Attorneys on both sides made sensational charges in the trial of W.C. Vest and John G. Montgomery, two federal Prohibition agents accused of manslaughter.

The defense attorney claimed the entire case was a frame-up “to appease the people of Ferry County.” Angry Ferry County citizens demanded a victim, he said, in the shooting of Ernest Emley, a popular local man. They chose Vest. In fact, the defense attorney contended that the prosecuting attorney, from Ferry County, was the “main actor in the frame-up.”

The prosecuting attorney refuted that claim, saying that if it had been a frame-up, he would have secured additional and better evidence.

Then the prosecutor made some allegations of his own. He claimed that Vest was drunk at the time of the shooting. He also said that if the jury found him not guilty, it would give federal agents permission to “shoot without warning” any time they pleased.

The case was now in the hands of the jury.

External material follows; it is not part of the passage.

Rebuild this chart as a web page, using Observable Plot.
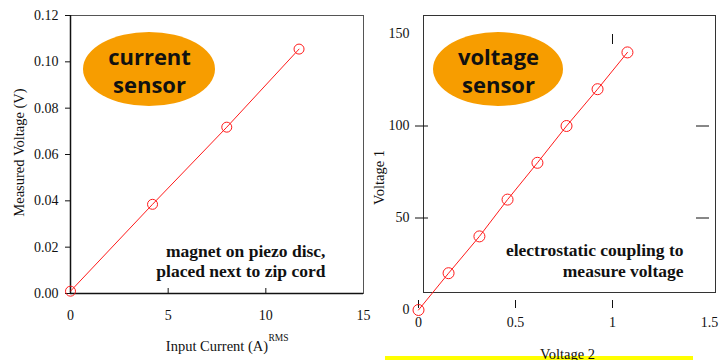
<!DOCTYPE html>
<html>
<head>
<meta charset="utf-8">
<script src="https://cdn.jsdelivr.net/npm/d3@7"></script>
<script src="https://cdn.jsdelivr.net/npm/@observablehq/plot@0.6"></script>
<style>
  html, body { margin: 0; padding: 0; background: #fff; }
  #root { position: relative; width: 721px; height: 360px; overflow: hidden; background: #fff; }
  #root > .panel { position: absolute; top: 0; }
  #band { position: absolute; left: 385px; top: 356px; width: 308px; height: 4px; background: #ffff00; }
</style>
</head>
<body>
<div id="root"><div id="band"></div></div>
<script>
// ---- Left panel: current sensor ----
const inputCurrent = [0, 4.2, 8.0, 11.7];
const measuredVoltage = [0.001, 0.0385, 0.0718, 0.1055];
const leftXTicks = [0, 5, 10, 15];
const leftYTicks = [0, 0.02, 0.04, 0.06, 0.08, 0.10, 0.12];

// ---- Right panel: voltage sensor ----
const voltage2 = [0, 0.155, 0.314, 0.459, 0.613, 0.763, 0.923, 1.077];
const voltage1 = [0, 20, 40, 60, 80, 100, 120, 140];
const rightXTicks = [0, 0.5, 1, 1.5];
const rightYTicks = [0, 50, 100, 150];

const leftData = inputCurrent.map((x, i) => ({x, y: measuredVoltage[i]}));
const rightData = voltage2.map((x, i) => ({x, y: voltage1[i]}));

const SERIF = "'Liberation Serif', 'Times New Roman', serif";
const SANS = "'Open Sans', 'DejaVu Sans', sans-serif";
const ORANGE = "#f79d00";
const RED = "#ff1a1a";

function ellipse(cx, cy, rx, ry, fill) {
  return () => {
    const e = document.createElementNS("http://www.w3.org/2000/svg", "ellipse");
    e.setAttribute("cx", cx); e.setAttribute("cy", cy);
    e.setAttribute("rx", rx); e.setAttribute("ry", ry);
    e.setAttribute("fill", fill);
    return e;
  };
}
const blank = () => "";

const baseStyle = {background: "transparent", overflow: "visible", fontFamily: SERIF, fontSize: "14px", color: "#111"};

const left = Plot.plot({
  width: 370, height: 360,
  marginLeft: 70, marginRight: 7, marginTop: 15, marginBottom: 67,
  style: baseStyle,
  x: {domain: [0, 15], label: null},
  y: {domain: [0, 0.12], label: null},
  marks: [
    ellipse(149, 69, 66, 37, ORANGE),
    Plot.frame({stroke: "#555"}),
    Plot.ruleX([0], {stroke: "#111", strokeWidth: 1.5}),
    Plot.ruleY([0], {stroke: "#111", strokeWidth: 1.5}),
    Plot.axisY({ticks: leftYTicks, tickSize: 5, tickPadding: 7, tickFormat: d3.format(".2f"), label: null, fontSize: 14}),
    Plot.axisX({ticks: [5, 10], tickSize: 5, dy: -5, tickFormat: blank, label: null}),
    Plot.axisX({ticks: leftXTicks, tickSize: 0, tickPadding: 17, label: null, fontSize: 14}),
    Plot.line(leftData, {x: "x", y: "y", stroke: RED, strokeWidth: 1}),
    Plot.dot(leftData, {x: "x", y: "y", r: 5, stroke: RED, strokeWidth: 1}),
    Plot.text(["current\nsensor"], {text: d => d, frameAnchor: "top-left", dx: 79, dy: 77, textAnchor: "middle", lineAnchor: "bottom", lineHeight: 1.27, fontFamily: SANS, fontWeight: "bold", fontSize: 22, fill: "#111"}),
    Plot.text(["magnet on piezo disc,\nplaced next to zip cord"], {text: d => d, frameAnchor: "top-right", dx: -38, dy: 261.5, textAnchor: "end", lineAnchor: "bottom", lineHeight: 1.17, fontFamily: SERIF, fontWeight: "bold", fontSize: 17.5, fill: "#111"}),
    Plot.text(["Measured Voltage (V)"], {text: d => d, frameAnchor: "left", rotate: -90, dx: -47, dy: -2, textAnchor: "middle", lineAnchor: "bottom", fontFamily: SERIF, fontSize: 14.5, fill: "#111"}),
    Plot.text(["Input Current (A)"], {text: d => d, frameAnchor: "bottom", dx: 0, dy: 57, textAnchor: "middle", lineAnchor: "bottom", fontFamily: SERIF, fontSize: 14.5, fill: "#111"}),
    Plot.text(["RMS"], {text: d => d, frameAnchor: "bottom-left", dx: 198, dy: 47, textAnchor: "start", lineAnchor: "bottom", fontFamily: SERIF, fontSize: 9.5, fill: "#111"})
  ]
});

const right = Plot.plot({
  width: 361, height: 360,
  marginLeft: 63, marginRight: 6, marginTop: 15, marginBottom: 68,
  style: baseStyle,
  x: {domain: [0, 1.5], range: [58, 349], label: null},
  y: {domain: [0, 150], range: [309.5, 33.5], label: null},
  marks: [
    ellipse(138, 69, 65, 37, ORANGE),
    Plot.frame({stroke: "#333"}),
    Plot.axisY({ticks: rightYTicks, tickSize: 0, tickPadding: 14, label: null, fontSize: 14}),
    Plot.axisY({ticks: [50, 100], tickSize: 13, dx: 5, tickFormat: blank, label: null}),
    Plot.axisY({anchor: "right", ticks: [50, 100], tickSize: 13, dx: -20, tickFormat: blank, label: null}),
    Plot.axisX({ticks: [0, 0.5, 1], tickSize: 8, dy: 8, tickFormat: blank, label: null}),
    Plot.axisX({anchor: "top", ticks: [1], tickSize: 10, dy: 28, tickFormat: blank, label: null}),
    Plot.axisX({ticks: rightXTicks, tickSize: 0, tickPadding: 25, tickFormat: d => String(d), label: null, fontSize: 14}),
    Plot.line(rightData, {x: "x", y: "y", stroke: RED, strokeWidth: 1}),
    Plot.dot(rightData, {x: "x", y: "y", r: 5.5, stroke: RED, strokeWidth: 1}),
    Plot.text(["voltage\nsensor"], {text: d => d, frameAnchor: "top-left", dx: 75, dy: 77, textAnchor: "middle", lineAnchor: "bottom", lineHeight: 1.27, fontFamily: SANS, fontWeight: "bold", fontSize: 22, fill: "#111"}),
    Plot.text(["electrostatic coupling to\nmeasure voltage"], {text: d => d, frameAnchor: "top-right", dx: -32, dy: 261, textAnchor: "end", lineAnchor: "bottom", lineHeight: 1.2, fontFamily: SERIF, fontWeight: "bold", fontSize: 17.5, fill: "#111"}),
    Plot.text(["Voltage 1"], {text: d => d, frameAnchor: "left", rotate: -90, dx: -40, dy: 23.5, textAnchor: "middle", lineAnchor: "bottom", fontFamily: SERIF, fontSize: 14.5, fill: "#111"}),
    Plot.text(["Voltage 2"], {text: d => d, frameAnchor: "bottom", dx: -2, dy: 66, textAnchor: "middle", lineAnchor: "bottom", fontFamily: SERIF, fontSize: 14.5, fill: "#111"})
  ]
});

const root = document.getElementById("root");
const lp = document.createElement("div"); lp.className = "panel"; lp.style.left = "0px"; lp.appendChild(left);
const rp = document.createElement("div"); rp.className = "panel"; rp.style.left = "360px"; rp.appendChild(right);
root.appendChild(lp); root.appendChild(rp);
</script>
</body>
</html>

From the boxing beat: New Jersey, not Spokane, was declared the locale of the monumental Jack Dempsey-Georges Carpentier heavyweight title fight.

The promoter, Tex Rickard, announced that he planned to build a makeshift outdoor arena in either Atlantic City, Jersey City or Newark, costing $100,000.

Spokane had harbored fleeting hopes that the fight could be held at the Alan Racetrack in the Spokane Valley. Dempsey himself toured the racetrack while he was in Spokane performing his vaudeville act.

Rickard had already dashed those hopes a week before, when he said that he had not yet decided on a location, but that it would definitely not be Spokane.